I do not recall actually saying that the statement about "automatically" as being unjustified or that it was a "decree from on high." What I said was that the statement not only was something that General Robert never claimed and that the practical effects of it rendered it just plain stupid. I still adamantly refuse to believe that any of the authors have anything to do with this "automatically." Messrs. Brown and Katz have offered concrete arguments that have shed some light on a different view on this subject for which I am grateful. As I indicated earlier my wish is that all potential counter-arguments would be aired. Debate is good, right? However, my comments on the previous thread, which included the five scenarios has gone unanswered. Avoiding one single meeting to change one single sentence once every ten years. That is not the reason and all of you know it. The Beatles had a song about this very thing. Money.

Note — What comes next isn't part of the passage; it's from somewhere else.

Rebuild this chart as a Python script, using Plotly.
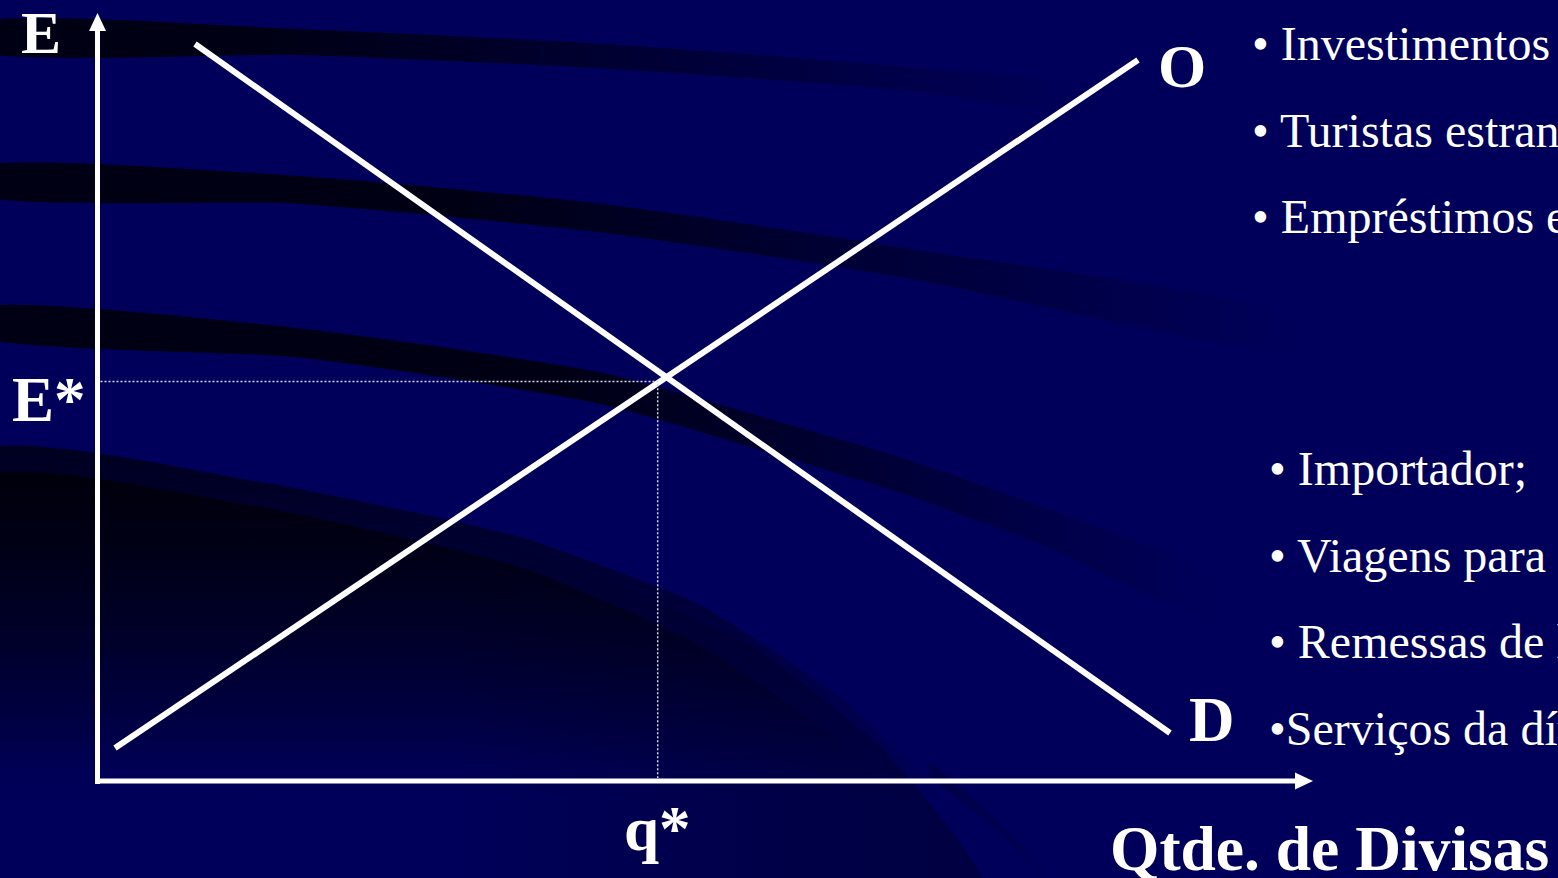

It is all well and good to suggest that if a society was to include a specific edition in its bylaws, there would be no real harm because it could be resolved by “one single meeting to change one single sentence once every ten years,” and if this were to actually occur, I suppose this would be perfectly fine.

In practice, I am extremely doubtful that the vast majority of societies would remember to do this, and some sixty-odd years later the society now has as its parliamentary authority an edition which is long out of print and no one can find the society’s copy.

As I understand it, the main purpose of the language in question is to provide clarity for those societies which do not specify a specific edition in their bylaws (which in my experience is most societies), to hopefully avoid arguments about which edition to use, and especially to clarify that certain other texts with “Robert’s Rules” in the title are not, in fact, legitimate editions of that work.

I don’t think the intent of this language was principally to sell more books, and if it was, I can’t imagine it was very successful. Based on the questions we still get on this subject, I don’t think many people outside of this forum have read that page.